Thursday, November 10, 2005

The Anchoress Spanks Republican Leaders

In a post titled Attention GOP Leadership the Anchoress makes some points that I have been stewing about for weeks:

The world is tilting, and you useless, ineffectual, dithering moneysuckers seem increasingly to be empty suits, given shape and movement not by ideas and a willingness to serve the electorate, but by wispy tufts of ambitious smoke. You seem directed toward nothing more than keeping your almighty Senate or House seat in your name. You give away your power, you give away your advantages in committee, you leave in place utterly feckless people like Arlen Specter and then, when you finally seem like you are on the cusp of doing something productive and right, like investigating the CIA or okaying drilling in a bare, muddly, uninhabitable tundra, you fall into a faint and go slinking back to your states and districts to gladhand and pump for money and then gladhand some more.
This is harsh rhetoric, but it perfectly captures the frustration that many principled conservatives feel with our unprincipled representatives. More, their lack of principle is reflecting badly on us -- unfairly, since politicians are rarely as interested in principle as their intellectual defenders, but inevitably.

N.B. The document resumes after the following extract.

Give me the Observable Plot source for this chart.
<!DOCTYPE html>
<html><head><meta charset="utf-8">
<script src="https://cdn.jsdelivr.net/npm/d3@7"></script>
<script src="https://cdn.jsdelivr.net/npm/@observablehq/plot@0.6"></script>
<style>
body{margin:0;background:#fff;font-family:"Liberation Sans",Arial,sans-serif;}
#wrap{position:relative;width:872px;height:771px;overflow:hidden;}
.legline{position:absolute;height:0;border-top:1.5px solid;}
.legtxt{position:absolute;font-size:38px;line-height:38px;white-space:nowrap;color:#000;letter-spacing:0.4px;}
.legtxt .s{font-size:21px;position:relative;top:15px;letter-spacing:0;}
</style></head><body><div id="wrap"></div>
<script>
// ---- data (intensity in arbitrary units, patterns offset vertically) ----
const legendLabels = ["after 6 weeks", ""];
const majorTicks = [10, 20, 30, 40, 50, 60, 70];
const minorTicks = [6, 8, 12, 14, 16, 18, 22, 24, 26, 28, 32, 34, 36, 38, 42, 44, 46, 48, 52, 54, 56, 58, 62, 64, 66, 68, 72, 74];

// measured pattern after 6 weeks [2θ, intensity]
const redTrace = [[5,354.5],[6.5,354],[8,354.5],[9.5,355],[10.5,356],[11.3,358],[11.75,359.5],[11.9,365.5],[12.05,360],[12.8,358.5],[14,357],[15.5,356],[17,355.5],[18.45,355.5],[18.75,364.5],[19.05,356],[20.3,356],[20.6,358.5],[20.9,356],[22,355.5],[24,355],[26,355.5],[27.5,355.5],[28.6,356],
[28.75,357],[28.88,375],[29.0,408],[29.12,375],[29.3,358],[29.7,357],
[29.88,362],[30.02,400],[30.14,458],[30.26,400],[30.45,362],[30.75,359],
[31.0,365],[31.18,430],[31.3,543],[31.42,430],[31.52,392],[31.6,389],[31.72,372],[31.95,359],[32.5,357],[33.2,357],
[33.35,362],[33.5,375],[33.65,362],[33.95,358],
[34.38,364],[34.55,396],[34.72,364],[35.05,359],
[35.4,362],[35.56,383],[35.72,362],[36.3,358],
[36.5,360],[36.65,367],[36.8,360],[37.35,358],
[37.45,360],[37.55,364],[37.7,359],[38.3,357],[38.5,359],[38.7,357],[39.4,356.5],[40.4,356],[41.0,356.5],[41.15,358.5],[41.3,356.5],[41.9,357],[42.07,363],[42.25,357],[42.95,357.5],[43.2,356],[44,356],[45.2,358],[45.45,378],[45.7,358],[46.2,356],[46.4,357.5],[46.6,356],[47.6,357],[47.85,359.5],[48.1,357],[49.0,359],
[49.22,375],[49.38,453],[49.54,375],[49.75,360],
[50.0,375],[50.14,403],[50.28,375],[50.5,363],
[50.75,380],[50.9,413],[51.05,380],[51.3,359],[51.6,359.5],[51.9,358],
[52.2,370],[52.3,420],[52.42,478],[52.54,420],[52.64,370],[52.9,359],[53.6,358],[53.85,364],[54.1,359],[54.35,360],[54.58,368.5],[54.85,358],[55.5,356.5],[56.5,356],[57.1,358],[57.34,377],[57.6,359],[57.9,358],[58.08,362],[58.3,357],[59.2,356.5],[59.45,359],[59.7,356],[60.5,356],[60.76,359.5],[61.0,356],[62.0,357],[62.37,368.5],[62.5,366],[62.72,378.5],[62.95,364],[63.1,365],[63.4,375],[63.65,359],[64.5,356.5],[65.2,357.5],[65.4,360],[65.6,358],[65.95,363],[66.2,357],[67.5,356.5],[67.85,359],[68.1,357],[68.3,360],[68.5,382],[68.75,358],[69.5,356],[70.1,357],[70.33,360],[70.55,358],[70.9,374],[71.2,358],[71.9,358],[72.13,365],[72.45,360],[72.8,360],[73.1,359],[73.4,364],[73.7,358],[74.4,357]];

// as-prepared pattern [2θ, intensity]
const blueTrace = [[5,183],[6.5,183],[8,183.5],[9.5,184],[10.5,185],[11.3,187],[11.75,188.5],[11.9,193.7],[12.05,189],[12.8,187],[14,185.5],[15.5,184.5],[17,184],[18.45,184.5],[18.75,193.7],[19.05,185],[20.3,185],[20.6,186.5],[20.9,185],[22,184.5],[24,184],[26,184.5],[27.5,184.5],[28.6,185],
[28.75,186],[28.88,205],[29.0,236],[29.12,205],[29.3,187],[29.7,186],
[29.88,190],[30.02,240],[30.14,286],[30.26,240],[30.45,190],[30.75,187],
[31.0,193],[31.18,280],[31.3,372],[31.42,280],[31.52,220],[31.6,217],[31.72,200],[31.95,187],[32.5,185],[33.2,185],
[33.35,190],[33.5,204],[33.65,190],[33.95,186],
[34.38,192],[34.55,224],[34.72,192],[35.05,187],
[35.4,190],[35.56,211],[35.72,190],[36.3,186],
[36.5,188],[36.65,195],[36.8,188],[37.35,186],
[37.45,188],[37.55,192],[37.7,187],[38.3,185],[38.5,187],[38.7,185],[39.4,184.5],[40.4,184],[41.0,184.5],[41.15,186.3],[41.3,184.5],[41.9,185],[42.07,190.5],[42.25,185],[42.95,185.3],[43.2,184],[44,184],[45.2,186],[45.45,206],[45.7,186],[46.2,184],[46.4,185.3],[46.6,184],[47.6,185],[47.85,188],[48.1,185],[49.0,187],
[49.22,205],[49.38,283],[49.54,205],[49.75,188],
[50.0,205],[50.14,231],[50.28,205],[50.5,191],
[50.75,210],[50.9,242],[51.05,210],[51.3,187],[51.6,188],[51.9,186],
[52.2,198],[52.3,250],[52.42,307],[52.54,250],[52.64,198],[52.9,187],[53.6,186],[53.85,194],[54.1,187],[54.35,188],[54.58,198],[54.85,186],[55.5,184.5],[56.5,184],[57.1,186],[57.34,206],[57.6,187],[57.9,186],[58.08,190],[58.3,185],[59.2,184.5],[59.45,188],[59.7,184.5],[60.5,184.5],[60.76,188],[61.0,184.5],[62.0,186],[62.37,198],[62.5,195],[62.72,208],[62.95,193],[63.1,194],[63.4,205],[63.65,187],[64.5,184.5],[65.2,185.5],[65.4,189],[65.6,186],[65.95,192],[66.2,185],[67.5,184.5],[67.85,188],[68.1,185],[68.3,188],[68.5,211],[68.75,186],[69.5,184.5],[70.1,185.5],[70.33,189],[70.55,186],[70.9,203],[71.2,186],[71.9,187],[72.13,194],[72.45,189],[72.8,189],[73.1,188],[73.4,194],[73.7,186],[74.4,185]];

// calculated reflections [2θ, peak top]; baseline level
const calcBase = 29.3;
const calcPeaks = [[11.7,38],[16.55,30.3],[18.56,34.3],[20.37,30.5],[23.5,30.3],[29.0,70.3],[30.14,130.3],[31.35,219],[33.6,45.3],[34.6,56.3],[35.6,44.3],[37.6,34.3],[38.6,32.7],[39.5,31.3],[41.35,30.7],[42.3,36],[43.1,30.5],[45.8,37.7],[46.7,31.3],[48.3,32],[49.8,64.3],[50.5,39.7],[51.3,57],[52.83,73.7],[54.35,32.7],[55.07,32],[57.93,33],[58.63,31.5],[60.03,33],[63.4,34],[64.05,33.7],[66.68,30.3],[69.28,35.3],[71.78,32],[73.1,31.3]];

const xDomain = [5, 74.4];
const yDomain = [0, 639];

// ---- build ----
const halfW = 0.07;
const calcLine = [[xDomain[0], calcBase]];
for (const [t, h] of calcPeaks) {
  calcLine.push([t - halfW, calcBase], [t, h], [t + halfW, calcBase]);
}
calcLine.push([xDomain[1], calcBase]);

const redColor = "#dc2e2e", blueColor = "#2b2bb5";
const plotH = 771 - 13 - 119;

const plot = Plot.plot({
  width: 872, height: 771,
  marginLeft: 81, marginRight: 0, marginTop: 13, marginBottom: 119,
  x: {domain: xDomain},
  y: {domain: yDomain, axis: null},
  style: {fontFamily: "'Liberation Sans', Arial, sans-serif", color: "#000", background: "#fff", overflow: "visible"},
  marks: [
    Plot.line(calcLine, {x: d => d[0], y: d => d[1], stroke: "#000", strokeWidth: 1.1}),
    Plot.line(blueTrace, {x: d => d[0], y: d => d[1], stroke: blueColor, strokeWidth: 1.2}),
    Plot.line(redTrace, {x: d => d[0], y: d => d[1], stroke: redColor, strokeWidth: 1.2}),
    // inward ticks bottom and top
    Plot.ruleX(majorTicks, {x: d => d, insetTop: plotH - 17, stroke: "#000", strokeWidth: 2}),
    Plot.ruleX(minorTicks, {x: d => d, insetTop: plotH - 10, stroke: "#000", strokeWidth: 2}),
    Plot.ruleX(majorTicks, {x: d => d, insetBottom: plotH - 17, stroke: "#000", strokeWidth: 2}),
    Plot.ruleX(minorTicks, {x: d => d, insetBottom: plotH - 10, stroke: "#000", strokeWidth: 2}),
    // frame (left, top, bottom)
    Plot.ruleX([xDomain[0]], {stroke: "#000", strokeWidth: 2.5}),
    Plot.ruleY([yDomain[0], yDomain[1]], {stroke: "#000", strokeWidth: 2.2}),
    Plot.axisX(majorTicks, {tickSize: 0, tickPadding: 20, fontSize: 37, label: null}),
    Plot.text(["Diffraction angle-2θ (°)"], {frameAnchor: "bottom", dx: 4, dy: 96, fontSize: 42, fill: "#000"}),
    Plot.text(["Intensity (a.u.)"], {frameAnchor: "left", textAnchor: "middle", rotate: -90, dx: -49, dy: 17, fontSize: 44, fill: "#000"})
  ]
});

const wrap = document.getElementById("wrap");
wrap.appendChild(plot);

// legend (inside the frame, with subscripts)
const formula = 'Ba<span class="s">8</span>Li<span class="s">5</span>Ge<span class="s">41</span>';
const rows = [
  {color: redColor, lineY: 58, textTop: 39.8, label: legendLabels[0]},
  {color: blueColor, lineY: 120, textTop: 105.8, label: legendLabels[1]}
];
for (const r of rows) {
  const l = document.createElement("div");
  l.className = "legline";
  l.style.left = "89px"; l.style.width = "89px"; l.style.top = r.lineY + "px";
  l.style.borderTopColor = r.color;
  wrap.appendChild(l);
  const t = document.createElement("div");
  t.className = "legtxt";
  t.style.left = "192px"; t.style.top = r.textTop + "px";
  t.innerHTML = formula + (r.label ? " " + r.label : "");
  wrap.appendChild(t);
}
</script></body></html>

In an update, the Anchoress claims that this disaffection from the GOP is different from criticisms of the Harriet Miers nomination. But I think she was wrong to object to the treatment of Miers, "due to her not being permitted her hearing". Miers and Bush were not owed any such hearing. People voicing their opiinion is precisely the data that Senators should have taken into account in making their decision whether or not to confirm, and the fact that the opinions expressed caused Bush to withdraw the nomination is a perfectly acceptable outcome.